RECORDS FOR THIS TASK
++++

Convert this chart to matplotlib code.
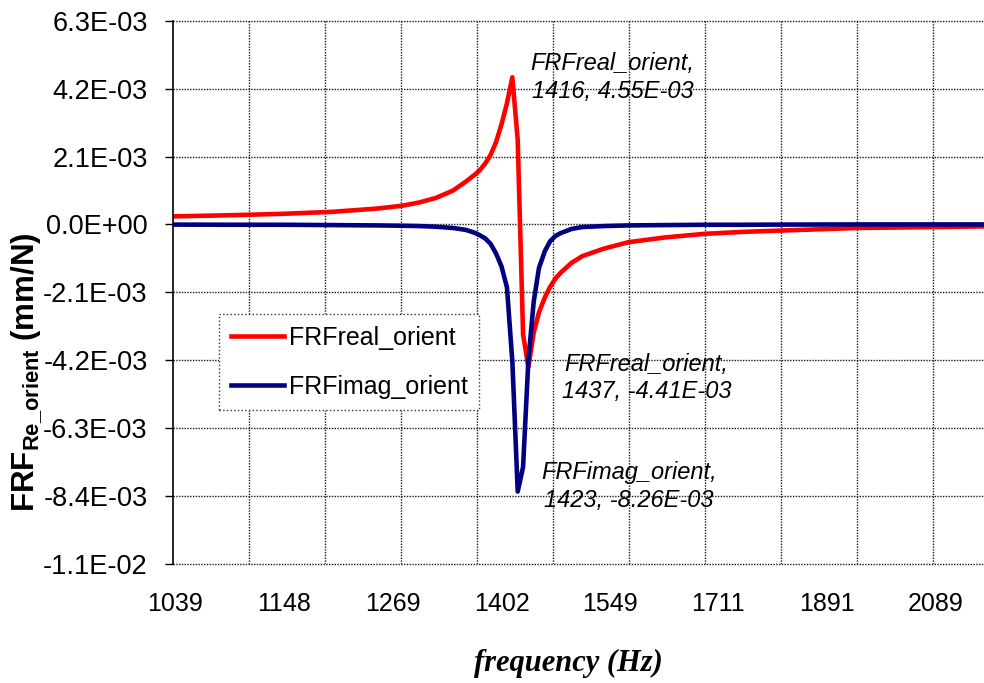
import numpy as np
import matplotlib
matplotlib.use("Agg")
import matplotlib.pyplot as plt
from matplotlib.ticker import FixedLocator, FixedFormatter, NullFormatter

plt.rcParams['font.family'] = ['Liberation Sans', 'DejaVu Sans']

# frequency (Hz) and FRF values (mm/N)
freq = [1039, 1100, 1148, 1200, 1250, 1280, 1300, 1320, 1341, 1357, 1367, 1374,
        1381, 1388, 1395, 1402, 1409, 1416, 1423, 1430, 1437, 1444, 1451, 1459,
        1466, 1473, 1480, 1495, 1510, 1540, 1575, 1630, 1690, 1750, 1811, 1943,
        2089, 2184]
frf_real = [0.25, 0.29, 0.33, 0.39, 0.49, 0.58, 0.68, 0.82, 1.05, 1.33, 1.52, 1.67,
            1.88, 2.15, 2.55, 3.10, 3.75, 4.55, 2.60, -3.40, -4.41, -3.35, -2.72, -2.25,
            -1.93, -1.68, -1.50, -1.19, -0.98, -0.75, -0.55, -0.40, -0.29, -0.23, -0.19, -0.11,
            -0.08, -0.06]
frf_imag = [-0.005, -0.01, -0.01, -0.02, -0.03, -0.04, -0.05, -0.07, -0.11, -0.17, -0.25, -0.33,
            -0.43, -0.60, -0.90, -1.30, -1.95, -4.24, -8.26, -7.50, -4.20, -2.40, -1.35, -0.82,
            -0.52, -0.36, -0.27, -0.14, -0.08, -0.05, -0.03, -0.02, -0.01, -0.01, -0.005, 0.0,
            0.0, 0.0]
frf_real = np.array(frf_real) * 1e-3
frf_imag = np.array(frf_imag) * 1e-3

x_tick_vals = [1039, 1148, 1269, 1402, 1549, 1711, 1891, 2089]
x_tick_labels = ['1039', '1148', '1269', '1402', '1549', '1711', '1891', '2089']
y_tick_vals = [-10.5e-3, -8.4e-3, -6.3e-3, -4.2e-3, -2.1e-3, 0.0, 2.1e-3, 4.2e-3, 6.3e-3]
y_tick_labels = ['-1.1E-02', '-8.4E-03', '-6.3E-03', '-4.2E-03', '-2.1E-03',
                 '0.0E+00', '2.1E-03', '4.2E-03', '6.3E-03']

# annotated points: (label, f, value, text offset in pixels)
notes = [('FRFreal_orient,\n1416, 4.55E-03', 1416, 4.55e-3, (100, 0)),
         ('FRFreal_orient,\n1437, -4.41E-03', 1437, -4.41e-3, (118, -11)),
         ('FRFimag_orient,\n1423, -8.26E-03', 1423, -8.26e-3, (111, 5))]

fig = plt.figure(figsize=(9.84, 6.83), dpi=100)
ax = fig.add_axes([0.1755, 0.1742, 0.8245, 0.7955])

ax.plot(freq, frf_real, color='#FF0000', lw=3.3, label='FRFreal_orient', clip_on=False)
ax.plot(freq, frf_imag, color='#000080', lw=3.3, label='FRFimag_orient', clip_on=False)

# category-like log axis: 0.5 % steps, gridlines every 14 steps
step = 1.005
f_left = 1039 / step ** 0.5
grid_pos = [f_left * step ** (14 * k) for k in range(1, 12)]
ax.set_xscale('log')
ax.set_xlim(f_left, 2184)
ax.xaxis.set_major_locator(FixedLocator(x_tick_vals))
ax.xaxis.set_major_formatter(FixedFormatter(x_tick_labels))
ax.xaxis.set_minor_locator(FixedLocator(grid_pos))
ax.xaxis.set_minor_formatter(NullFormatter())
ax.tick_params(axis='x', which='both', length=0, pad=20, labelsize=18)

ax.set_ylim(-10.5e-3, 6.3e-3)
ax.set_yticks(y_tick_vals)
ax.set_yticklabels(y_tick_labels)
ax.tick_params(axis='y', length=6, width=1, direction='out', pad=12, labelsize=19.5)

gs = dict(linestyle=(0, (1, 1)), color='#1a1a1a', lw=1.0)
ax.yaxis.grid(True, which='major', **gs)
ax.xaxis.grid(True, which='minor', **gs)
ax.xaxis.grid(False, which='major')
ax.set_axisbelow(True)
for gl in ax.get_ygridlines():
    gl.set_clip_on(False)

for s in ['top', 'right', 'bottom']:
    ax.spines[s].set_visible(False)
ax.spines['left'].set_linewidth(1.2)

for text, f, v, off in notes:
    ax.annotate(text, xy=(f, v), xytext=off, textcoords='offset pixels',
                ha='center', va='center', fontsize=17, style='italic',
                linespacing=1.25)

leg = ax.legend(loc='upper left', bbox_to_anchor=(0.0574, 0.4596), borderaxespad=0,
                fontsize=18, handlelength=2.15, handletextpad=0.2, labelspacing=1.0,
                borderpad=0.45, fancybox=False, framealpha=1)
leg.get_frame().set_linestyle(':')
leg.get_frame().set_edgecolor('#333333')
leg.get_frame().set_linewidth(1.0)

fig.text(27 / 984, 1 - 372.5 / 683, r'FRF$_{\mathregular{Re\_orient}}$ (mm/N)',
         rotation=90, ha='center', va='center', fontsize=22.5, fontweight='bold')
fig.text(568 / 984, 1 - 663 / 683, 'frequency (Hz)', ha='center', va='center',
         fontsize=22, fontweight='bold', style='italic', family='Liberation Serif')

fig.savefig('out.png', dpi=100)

++++

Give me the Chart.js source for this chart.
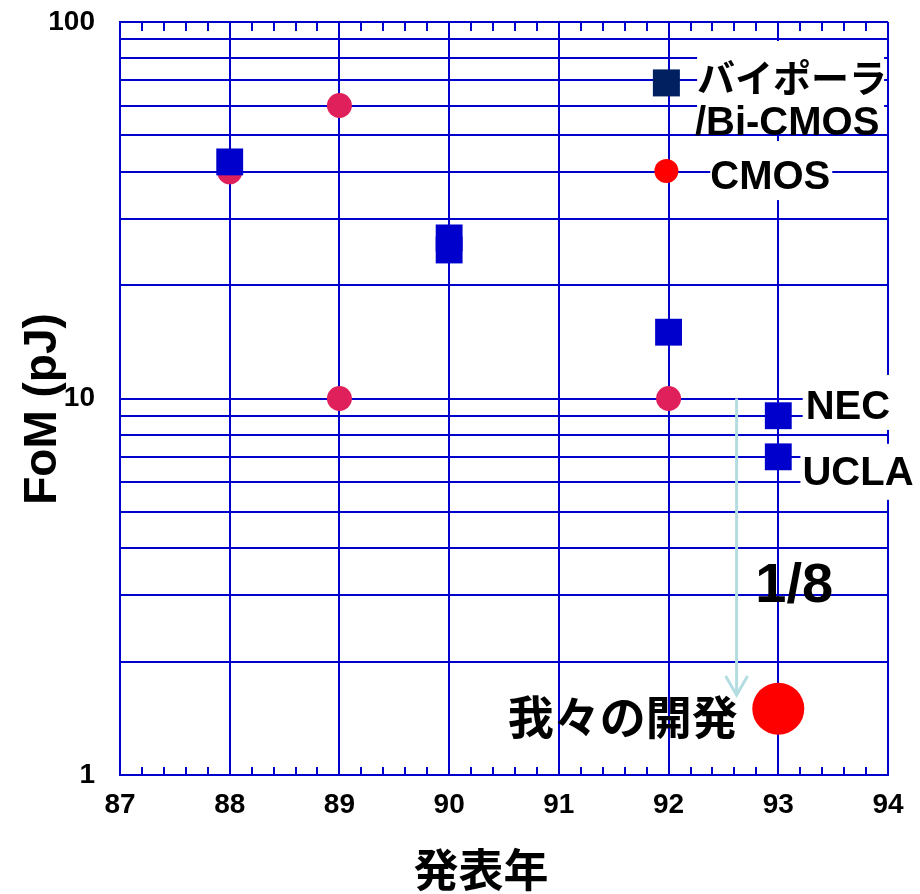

++++

GIVEN EXERCISE
Go back to the listing above and reproduce, exactly, the stretch from the line bearing "Convert this chart to matplotlib code." through the line bearing "plt.rcParams['font.family'] = ['Liberation", without its pictures.

THE COMPLETED TASK
Convert this chart to matplotlib code.
import numpy as np
import matplotlib
matplotlib.use("Agg")
import matplotlib.pyplot as plt
from matplotlib.ticker import FixedLocator, FixedFormatter, NullFormatter

plt.rcParams['font.family'] = ['Liberation Sans', 'DejaVu Sans']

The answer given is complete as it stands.